Empiric treatment should include antibiotics with activities against the causal microbe. Unfortunately, the details regarding the optimal duration for administering antibiotics for the treatment of emphysematous osteomyelitis cases has not been elucidated in the pertinent literature, and thus no definitive conclusions can be made. However, the high level of surgical intervention and high mortality rate associated with emphysematous osteomyelitis are clearly evident (17). Surgical intervention should be considered for the treatment of acute osteomyelitis if abscess formation or radiologic evidence of necrosis is detected (26). Among the reported 35 cases, at least 19 cases (54%) required surgical intervention and four cases (11%) required multiple surgeries. There were 19 cases with abscesses. Our case did not have any abscess; therefore, no surgery was required. However, surgery was performed in three cases without any abscess for infectious source control, which led to a good prognosis. In contrast, surgery performed in three cases with abscesses resulted in a fatal outcome.
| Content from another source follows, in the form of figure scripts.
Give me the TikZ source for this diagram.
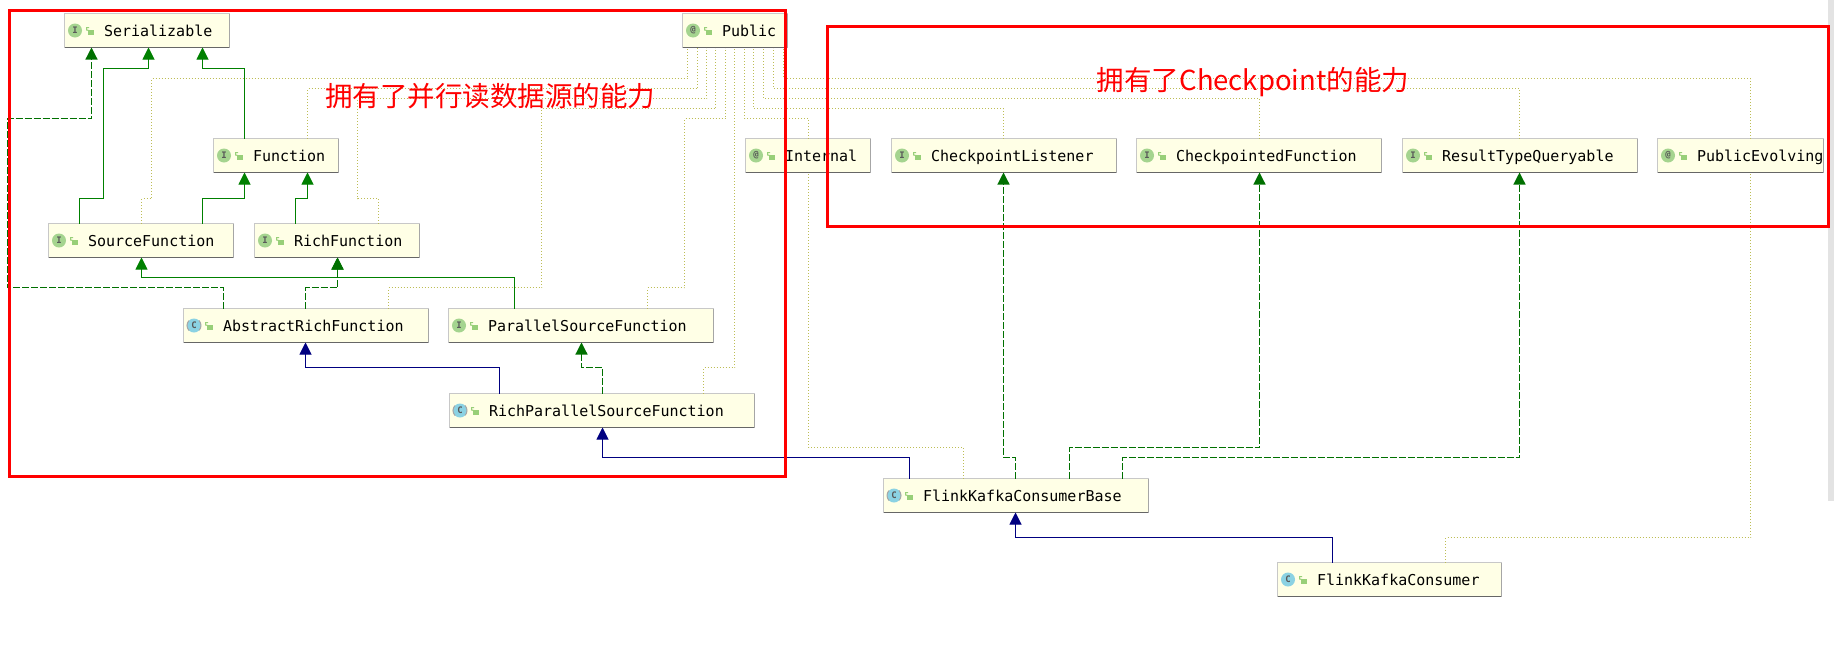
\documentclass[tikz,border=0pt]{standalone}
\usepackage{fontspec}
\setmonofont{DejaVu Sans Mono}
\newfontfamily\cjk{Noto Sans CJK SC}
\usetikzlibrary{arrows.meta}
\definecolor{boxfill}{HTML}{FFFFE6}
\definecolor{boxedge}{HTML}{C8C8C8}
\definecolor{ifacegreen}{HTML}{A5D48F}
\definecolor{classblue}{HTML}{8BD2E3}
\definecolor{lockgreen}{HTML}{98CF78}
\definecolor{dotolive}{HTML}{BDBD55}
\definecolor{implgreen}{HTML}{007000}
\definecolor{extgreen}{HTML}{008000}
\definecolor{extnavy}{HTML}{000080}
\tikzset{
	umlbox/.style={draw=boxedge,fill=boxfill,line width=1pt,minimum height=34pt,inner sep=0pt,outer sep=0pt,anchor=north west},
	umltext/.style={font=\fontsize{15}{15}\ttfamily,text=black,inner sep=0pt,outer sep=0pt,anchor=base west},
	icon/.style={circle,minimum size=14pt,inner sep=0pt,outer sep=0pt,font=\fontsize{9}{9}\ttfamily\bfseries,text=black!65},
	ifaceicon/.style={icon,fill=ifacegreen},
	classicon/.style={icon,fill=classblue},
	absicon/.style={icon,fill=classblue,draw=black!35,line width=1pt,dash pattern=on 11pt off 11pt,dash phase=5.5pt},
	lockicon/.pic={
		\fill[lockgreen] (2,3.5) rectangle (8,8);
		\draw[lockgreen,line width=1pt] (3,4) -- (0.5,3.5) -- (0.5,1) -- (3,1);
	},
	ext/.style={draw=extgreen,line width=1pt,->},
	impl/.style={draw=implgreen,line width=1.2pt,dash pattern=on 7pt off 2pt,->},
	sup/.style={draw=extnavy,line width=1pt,->},
	note/.style={draw=dotolive,line width=1.2pt,dash pattern=on 1pt off 2pt},
	redframe/.style={draw=red,line width=3pt,line join=miter},
	redtext/.style={font=\cjk\fontsize{27.5}{27.5}\selectfont,text=red,inner sep=0pt}
}
% name, x, y, width, icon style, icon letter, text
\newcommand{\umlclass}[7]{
	\node[umlbox,minimum width=#4pt] (#1) at (#2.5,#3.5) {};
	\draw[black!60] (#1.south west) -- (#1.south east);
	\draw[black!35] (#1.south east) -- (#1.north east);
	\node[#5] (#1-icon) at ([shift={(10.5pt,17pt)}]#1.south west) {#6};
	\pic at ([shift={(21.5pt,-13pt)}]#1.north west) {lockicon};
	\node[umltext] (#1-label) at ([shift={(39.5pt,11pt)}]#1.south west) {#7};
}
\begin{document}
\begin{tikzpicture}[x=1pt,y=-1pt,>={Triangle[width=12pt,length=12pt]}]
	\useasboundingbox[fill=white] (0,0) rectangle (1834,654);
	\fill[black!11] (1828,0) rectangle (1834,501);
	\umlclass{serial}{64}{13}{165}{ifaceicon}{I}{Serializable}
	\umlclass{public}{682}{13}{105}{ifaceicon}{@}{Public}
	\umlclass{fn}{213}{138}{125}{ifaceicon}{I}{Function}
	\umlclass{sourcefn}{48}{223}{185}{ifaceicon}{I}{SourceFunction}
	\umlclass{richfn}{254}{223}{165}{ifaceicon}{I}{RichFunction}
	\umlclass{abstractrich}{183}{308}{245}{absicon}{C}{AbstractRichFunction}
	\umlclass{parallel}{448}{308}{265}{ifaceicon}{I}{ParallelSourceFunction}
	\umlclass{richparallel}{449}{393}{305}{absicon}{C}{RichParallelSourceFunction}
	\umlclass{internal}{745}{138}{125}{ifaceicon}{@}{Internal}
	\umlclass{listener}{891}{138}{225}{ifaceicon}{I}{CheckpointListener}
	\umlclass{checkpointed}{1136}{138}{245}{ifaceicon}{I}{CheckpointedFunction}
	\umlclass{queryable}{1402}{138}{235}{ifaceicon}{I}{ResultTypeQueryable}
	\umlclass{evolving}{1657}{138}{166}{ifaceicon}{@}{PublicEvolving}
	\umlclass{base}{883}{478}{265}{absicon}{C}{FlinkKafkaConsumerBase}
	\umlclass{consumer}{1277}{562}{224}{classicon}{C}{FlinkKafkaConsumer}
	% dotted annotation links
	\draw[note] ([xshift=93pt]sourcefn.north west) |- (151.5,198.5) -- (151.5,78.5) -| ([xshift=5pt]public.south west);
	\draw[note] ([xshift=94pt]fn.north west) |- (697.5,88.5) -- ([xshift=15pt]public.south west);
	\draw[note] ([xshift=124pt]richfn.north west) |- (357.5,198.5) -- (357.5,98.5) -| ([xshift=24pt]public.south west);
	\draw[note] ([xshift=205pt]abstractrich.north west) |- (541.5,287.5) -- (541.5,108.5) -| ([xshift=33pt]public.south west);
	\draw[note] ([xshift=199pt]parallel.north west) |- (684.5,287.5) -- (684.5,118.5) -| ([xshift=43pt]public.south west);
	\draw[note] ([xshift=254pt]richparallel.north west) |- (734.5,367.5) -- ([xshift=52pt]public.south west);
	\draw[note] ([xshift=63pt]internal.north west) |- (744.5,118.5) -- ([xshift=62pt]public.south west);
	\draw[note] ([xshift=112pt]listener.north west) |- (753.5,108.5) -- ([xshift=71pt]public.south west);
	\draw[note] ([xshift=123pt]checkpointed.north west) |- (763.5,98.5) -- ([xshift=81pt]public.south west);
	\draw[note] ([xshift=117pt]queryable.north west) |- (773.5,88.5) -- ([xshift=91pt]public.south west);
	\draw[note] ([xshift=93pt]evolving.north west) |- (783.5,78.5) -- ([xshift=101pt]public.south west);
	\draw[note] ([xshift=80pt]base.north west) |- (808.5,447.5) -- ([xshift=63pt]internal.south west);
	\draw[note] ([xshift=168pt]consumer.north west) |- (1750.5,537.5) -- ([xshift=93pt]evolving.south west);
	% interface inheritance
	\draw[ext] ([xshift=31pt]sourcefn.north west) |- (103.5,198.5) -- (103.5,68.5) -| ([xshift=84pt]serial.south west);
	\draw[ext] ([xshift=31pt]fn.north west) |- (202.5,68.5) -- ([xshift=138pt]serial.south west);
	\draw[ext] ([xshift=154pt]sourcefn.north west) |- (244.5,198.5) -- ([xshift=31pt]fn.south west);
	\draw[ext] ([xshift=41pt]richfn.north west) |- (307.5,198.5) -- ([xshift=94pt]fn.south west);
	\draw[ext] ([xshift=66pt]parallel.north west) |- (141.5,277.5) -- ([xshift=93pt]sourcefn.south west);
	\draw[ext] ([xshift=66pt]parallel.north west) |- (337.5,277.5) -- ([xshift=83pt]richfn.south west);
	% implemented interfaces
	\draw[impl] ([xshift=40pt]abstractrich.north west) |- (7.5,287.5) -- (7.5,118.5) -| ([xshift=27pt]serial.south west);
	\draw[impl] ([xshift=122pt]abstractrich.north west) |- (337.5,287.5) -- ([xshift=83pt]richfn.south west);
	\draw[impl] ([xshift=153pt]richparallel.north west) |- (581.5,367.5) -- ([xshift=133pt]parallel.south west);
	\draw[impl] ([xshift=132pt]base.north west) |- (1003.5,457.5) -- ([xshift=112pt]listener.south west);
	\draw[impl] ([xshift=186pt]base.north west) |- (1259.5,447.5) -- ([xshift=123pt]checkpointed.south west);
	\draw[impl] ([xshift=239pt]base.north west) |- (1519.5,457.5) -- ([xshift=117pt]queryable.south west);
	% superclasses
	\draw[sup] ([xshift=50pt]richparallel.north west) |- (305.5,367.5) -- ([xshift=122pt]abstractrich.south west);
	\draw[sup] ([xshift=26pt]base.north west) |- (602.5,457.5) -- ([xshift=153pt]richparallel.south west);
	\draw[sup] ([xshift=55pt]consumer.north west) |- (1015.5,537.5) -- ([xshift=132pt]base.south west);
	% hand drawn marks
	\node[redtext] (parallelnote) at (490,96) {拥有了并行读数据源的能力};
	\node[redtext] (checkpointnote) at (1253,82) {拥有了Checkpoint的能力};
	\draw[redframe] (9.5,10) rectangle (785,476);
	\draw[redframe] (827,26) rectangle (1828,226);
\end{tikzpicture}
\end{document}
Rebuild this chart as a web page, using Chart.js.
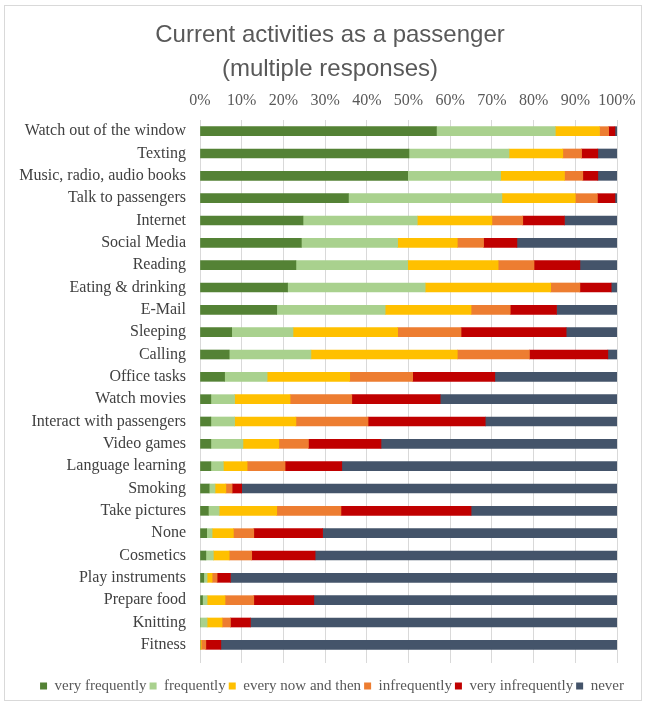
<!DOCTYPE html>
<html>
<head>
<meta charset="utf-8">
<script src="https://cdn.jsdelivr.net/npm/chart.js@4"></script>
<style>
  body { margin: 0; background: #fff; }
  #wrap { position: relative; width: 647px; height: 705px; }
  #frame { position: absolute; left: 4px; top: 5px; width: 636px; height: 694px; border: 1px solid #d9d9d9; pointer-events: none; }
</style>
</head>
<body>
<div id="wrap">
  <canvas id="grafico" width="647" height="705"></canvas>
  <div id="frame"></div>
</div>
<script>
const actividades = ["Watch out of the window", "Texting", "Music, radio, audio books", "Talk to passengers",
  "Internet", "Social Media", "Reading", "Eating & drinking", "E-Mail", "Sleeping", "Calling",
  "Office tasks", "Watch movies", "Interact with passengers", "Video games", "Language learning",
  "Smoking", "Take pictures", "None", "Cosmetics", "Play instruments", "Prepare food", "Knitting", "Fitness"];

const muyFrecuente = [56.7, 50.1, 49.8, 35.6, 24.7, 24.3, 23.0, 21.0, 18.4, 7.6, 7.0, 5.9, 2.6, 2.6, 2.6, 2.6, 2.2, 2.0, 1.6, 1.4, 0.9, 0.6, 0, 0];
const frecuente = [28.5, 24.0, 22.3, 36.8, 27.4, 23.1, 26.8, 33.0, 26.0, 14.7, 19.6, 10.2, 5.7, 5.7, 7.7, 3.0, 1.4, 2.6, 1.3, 1.8, 0.8, 1.1, 1.7, 0];
const aVeces = [10.6, 12.9, 15.3, 17.6, 17.9, 14.3, 21.7, 30.1, 20.6, 25.1, 35.1, 19.8, 13.3, 14.7, 8.6, 5.7, 2.6, 13.8, 5.1, 3.8, 1.2, 4.3, 3.6, 0.3];
const pocoFrecuente = [2.2, 4.5, 4.4, 5.3, 7.4, 6.3, 8.6, 7.0, 9.4, 15.2, 17.3, 15.1, 14.8, 17.3, 7.1, 9.1, 1.5, 15.4, 4.9, 5.4, 1.2, 6.9, 2.0, 1.1];
const muyPoco = [1.5, 3.9, 3.6, 4.2, 10.0, 8.0, 11.0, 7.5, 11.1, 25.2, 18.8, 19.7, 21.2, 28.1, 17.4, 13.6, 2.3, 31.2, 16.5, 15.2, 3.2, 14.4, 4.8, 3.6];
const nunca = [0.5, 4.6, 4.6, 0.5, 12.6, 24.0, 8.9, 1.4, 14.5, 12.2, 2.2, 29.3, 42.4, 31.6, 56.6, 66.0, 90.0, 35.0, 70.6, 72.4, 92.7, 72.7, 87.9, 95.0];

const nombresSeries = ["very frequently", "frequently", "every now and then", "infrequently", "very infrequently", "never"];
const colores = ["#548235", "#a9d18e", "#ffc000", "#ed7d31", "#c00000", "#44546a"];
const valores = [muyFrecuente, frecuente, aVeces, pocoFrecuente, muyPoco, nunca];

const serif = "'Liberation Serif', 'Times New Roman', serif";

const data = {
  labels: actividades,
  datasets: nombresSeries.map((n, i) => ({
    label: n,
    data: valores[i],
    backgroundColor: colores[i],
    borderWidth: 0,
    barThickness: 9
  }))
};

// mueve titulo y leyenda un poco a la derecha, como en el original
const desplazar = {
  id: 'desplazar',
  afterLayout(chart) {
    if (chart.titleBlock) { chart.titleBlock.left += 19; chart.titleBlock.right += 19; }
    if (chart.legend) { chart.legend.left += 21; chart.legend.right += 21; }
  }
};

const config = {
  type: 'bar',
  data,
  plugins: [desplazar],
  options: {
    indexAxis: 'y',
    responsive: false,
    animation: false,
    layout: { padding: { top: 6, left: 5, right: 30, bottom: 1.5 } },
    plugins: {
      title: {
        display: true,
        text: ["Current activities as a passenger", "(multiple responses)"],
        color: '#595959',
        font: { family: "'Liberation Sans', Arial, sans-serif", size: 24, weight: 'normal', lineHeight: 1.4 },
        padding: { top: 13, bottom: 0 }
      },
      legend: {
        position: 'bottom',
        labels: {
          color: '#595959',
          font: { family: serif, size: 15 },
          boxWidth: 7,
          boxHeight: 7,
          padding: 3
        }
      },
      tooltip: { enabled: false }
    },
    scales: {
      x: {
        position: 'top',
        stacked: true,
        min: 0,
        max: 100,
        ticks: {
          stepSize: 10,
          padding: 10,
          autoSkip: false,
          maxRotation: 0,
          minRotation: 0,
          color: '#595959',
          font: { family: serif, size: 16 },
          callback: v => v + '%'
        },
        grid: { color: '#d9d9d9', drawTicks: false },
        border: { display: false },
        afterFit: s => { s.height = 33.8 }
      },
      x2: {
        position: 'bottom',
        axis: 'x',
        min: 0,
        max: 100,
        ticks: { stepSize: 10, display: false },
        grid: { color: '#d9d9d9', drawOnChartArea: false, drawTicks: true, tickLength: 7 },
        border: { display: false },
        afterFit: s => { s.height = 19.5 }
      },
      y: {
        stacked: true,
        ticks: {
          padding: 14,
          autoSkip: false,
          color: '#404040',
          font: { family: serif, size: 16 }
        },
        grid: { display: false, drawTicks: false },
        border: { display: false },
        afterFit: s => { s.width = 195 }
      }
    }
  }
};

let chart1 = new Chart(document.getElementById("grafico"), config);
</script>
</body>
</html>
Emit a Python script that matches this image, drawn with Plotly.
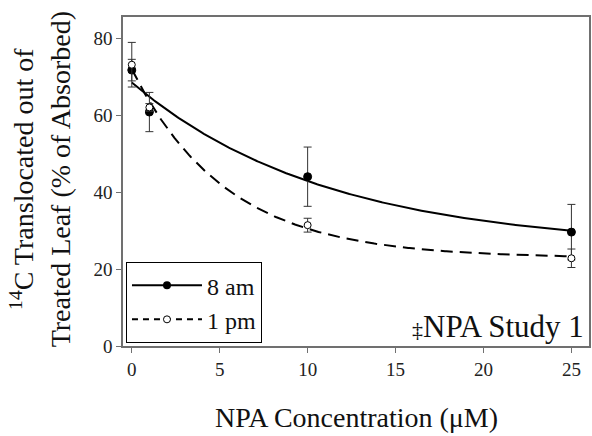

Compared with vertebral osteomyelitis, with a mortality rate of 6% to 11%, emphysematous osteomyelitis was associated with a higher mortality rate (37%; 13 patients emphysematous osteomyelitis died in the hospital 56 days after diagnosis) (30-32).
Therefore, our findings suggest that an early diagnosis and immediate treatment, including effective antibiotics and surgical intervention, when indicated, are essential for preventing the potentially fatal consequences associated with emphysematous osteomyelitis.
The authors state that they have no Conflict of Interest (COI).